Promotes Healthy Cardiovascular Function and Supports Healthy Aging
There is growing interest in the ability of wine grape polyphenols to protect LDL cholesterol from oxidation. In a 1993 study published in The Lancet, Frankel, et al found that phenolic substances present in wine acted as electron donors to inhibit copper-catalyzed oxidation of LDL molecules. In its unoxidized or “native” state, LDL cholesterol accumulates in blood-vessel walls only to a limited degree. On the other hand, oxidized LDL is readily absorbed by macrophages present in arterial walls, forming “foam cells.” It is possible that much of the value of dietary antioxidants may center on protecting lipid molecules from oxidation. It has been suggested that the benefits of polyphenols may help explain, in part, the so-called “French Paradox,” the relatively low mortality rate from heart disease found in regions with high consumption of red wine. In summary, the broad range of natural grape antioxidants in Best French Red Wine Extract may support overall cardiovascular health in several ways: 1) Reduction of oxidative stress (free radicals), 2) Protection of LDL cholesterol and other lipid molecules against oxidation, 3) Preventing formation of lipid peroxides which can attack capillary cell membranes, and 4) Inhibition of enzymes that break down capillary tissues.

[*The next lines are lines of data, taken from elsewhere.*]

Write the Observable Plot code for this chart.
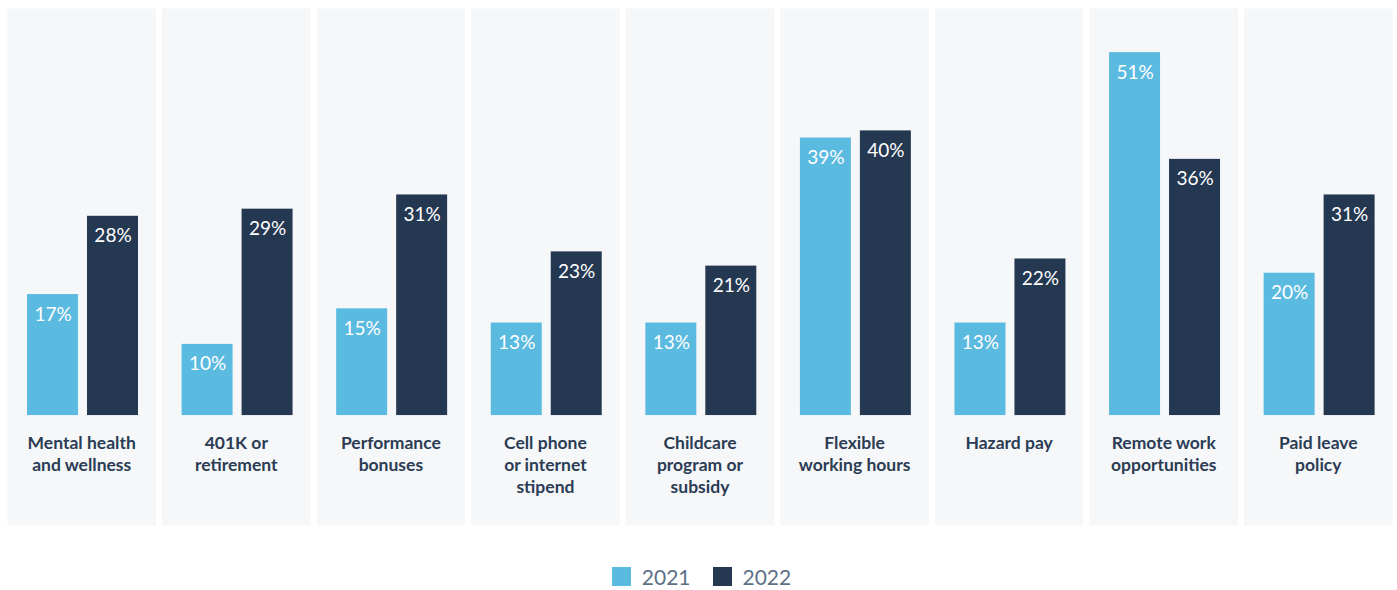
<!DOCTYPE html>
<html>
<head>
<meta charset="utf-8">
<script src="https://cdn.jsdelivr.net/npm/d3@7"></script>
<script src="https://cdn.jsdelivr.net/npm/@observablehq/plot@0.6"></script>
<style>
  html, body { margin: 0; padding: 0; background: #ffffff; }
  body { font-family: "Source Sans Pro", Lato, "Noto Sans", sans-serif; width: 1397px; }
  #chart svg { display: block; }
  .legend { display: flex; justify-content: center; align-items: center; height: 19px; margin-top: 22px; padding-left: 6px; }
  .legend .item { display: flex; align-items: center; }
  .legend .sw { width: 19px; height: 19px; margin-right: 11px; }
  .legend .lab { font-size: 21px; color: #5d7088; }
  .legend .item + .item { margin-left: 22px; }
</style>
</head>
<body>
<div id="chart"></div>
<div class="legend" id="legend"></div>
<script>
const categories = [
  "Mental health\nand wellness",
  "401K or\nretirement",
  "Performance\nbonuses",
  "Cell phone\nor internet\nstipend",
  "Childcare\nprogram or\nsubsidy",
  "Flexible\nworking hours",
  "Hazard pay",
  "Remote work\nopportunities",
  "Paid leave\npolicy"
];
const years = ["2021", "2022"];
const values2021 = [17, 10, 15, 13, 13, 39, 13, 51, 20];
const values2022 = [28, 29, 31, 23, 21, 40, 22, 36, 31];
const colors = ["#5bbae0", "#243852"];

const data = [];
categories.forEach((c, i) => {
  data.push({category: c, year: years[0], value: values2021[i]});
  data.push({category: c, year: years[1], value: values2022[i]});
});
const catData = categories.map(c => ({category: c}));

const chart = Plot.plot({
  width: 1397,
  height: 545,
  marginLeft: 7,
  marginRight: 5,
  marginTop: 8,
  marginBottom: 20,
  style: {fontFamily: "'Source Sans Pro', Lato, 'Noto Sans', sans-serif", background: "#ffffff"},
  fx: {domain: categories, paddingInner: 0.04, paddingOuter: 0, round: false, axis: null, label: null},
  x: {domain: years, paddingInner: 0.15, paddingOuter: 0.312, align: 0.535, round: false, axis: null},
  y: {domain: [-15.45, 57.2], axis: null},
  color: {domain: years, range: colors},
  marks: [
    Plot.frame({fill: "#f5f7f9", stroke: null}),
    Plot.barY(data, {fx: "category", x: "year", y: "value", fill: "year"}),
    Plot.text(data, {fx: "category", x: "year", y: "value", text: d => d.value + "%", dy: 20, fill: "#ffffff", fontSize: 19}),
    Plot.text(catData, {fx: "category", y: () => 0, text: "category", lineAnchor: "top", dy: 18, lineHeight: 22 / 17.5, fontSize: 17.5, fontWeight: "bold", fill: "#2b3c54"})
  ]
});
document.getElementById("chart").appendChild(chart);

const legend = document.getElementById("legend");
years.forEach((y, i) => {
  const item = document.createElement("div");
  item.className = "item";
  const sw = document.createElement("div");
  sw.className = "sw";
  sw.style.background = colors[i];
  const lab = document.createElement("span");
  lab.className = "lab";
  lab.textContent = y;
  item.appendChild(sw);
  item.appendChild(lab);
  legend.appendChild(item);
});
</script>
</body>
</html>
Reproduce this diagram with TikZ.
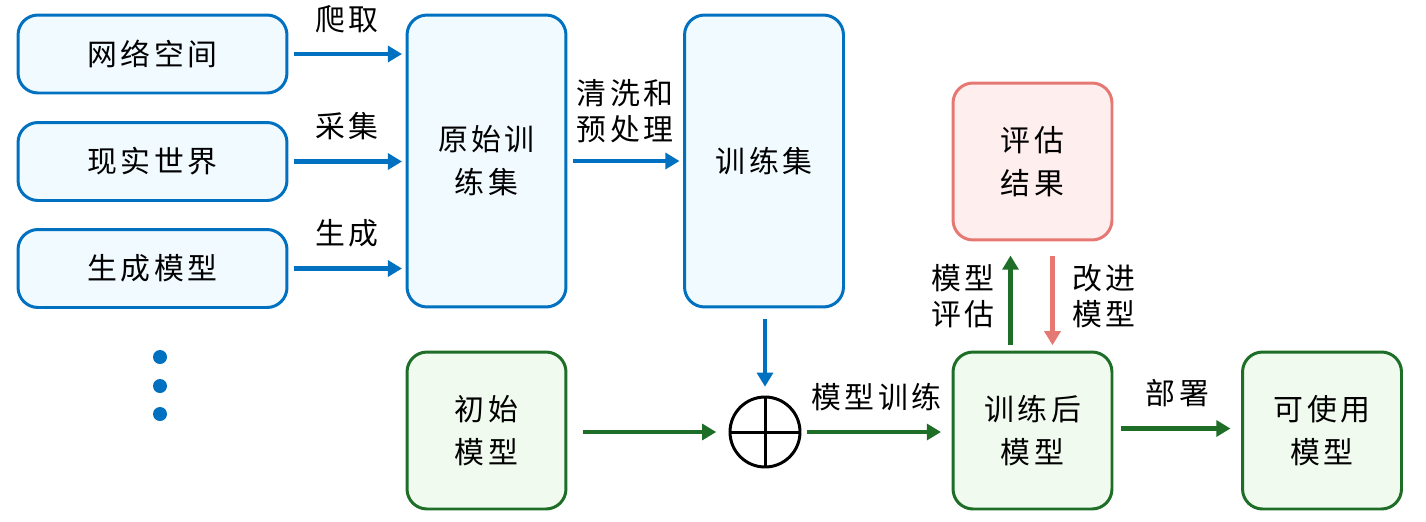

Resveratrol has also recently been studied in animal models for its beneficial effects on healthy aging. It has particularly shown tremendous promise in mice. A study published in 2006 in the journal Nature was the first of its kind to assess the ability of resveratrol to improve survival of mice that were fed on a high-calorie diet. Caloric restriction studies have shown an ability to increase lifespan and longevity in rodent models. Resveratrol has been shown to affect the SIRT1 gene, one of the family of sirtuin genes found in mammals that are known to influence insulin and glucose production, fat metabolism and cell survival. Supplementation of mice fed on a high-calorie, high fat diet with trans-resveratrol was shown in this study to enhance their survival and longevity in comparison with control mice fed on the same diet (with no resveratrol). At 114 weeks of age, the survival rate for the mice supplemented with resveratrol was 58% whereas only 42% of the control mice survived. Moreover, the supplemented mice were compared to a third group of mice that were fed a standard diet. These mice are known to live significantly longer than those fed on a high-calorie diet. The results of the comparison showed that, although the mice fed a high-calorie diet with resveratrol were overweight, they had the same survival rate as the mice fed on a standard diet. In other words, both groups had a 58% survival rate at 114 weeks of age. This is significant in that it shows that supplementation with resveratrol caused a reduction in the rate of mortality in mice that mirrored that of healthy mice. Although further research is necessary to assess the effects of resveratrol supplementation in humans, the antioxidant and cardiovascular benefits seen in other mammals indicate that resveratrol is a compound with exciting potential.
These statements have not been evaluated by the Food and Drug Administration (FDA). These products are not meant to diagnose, treat or cure any disease or medical condition. Please consult your doctor before starting any exercise or nutritional supplement program or before using these or any product during pregnancy or if you have a serious medical condition.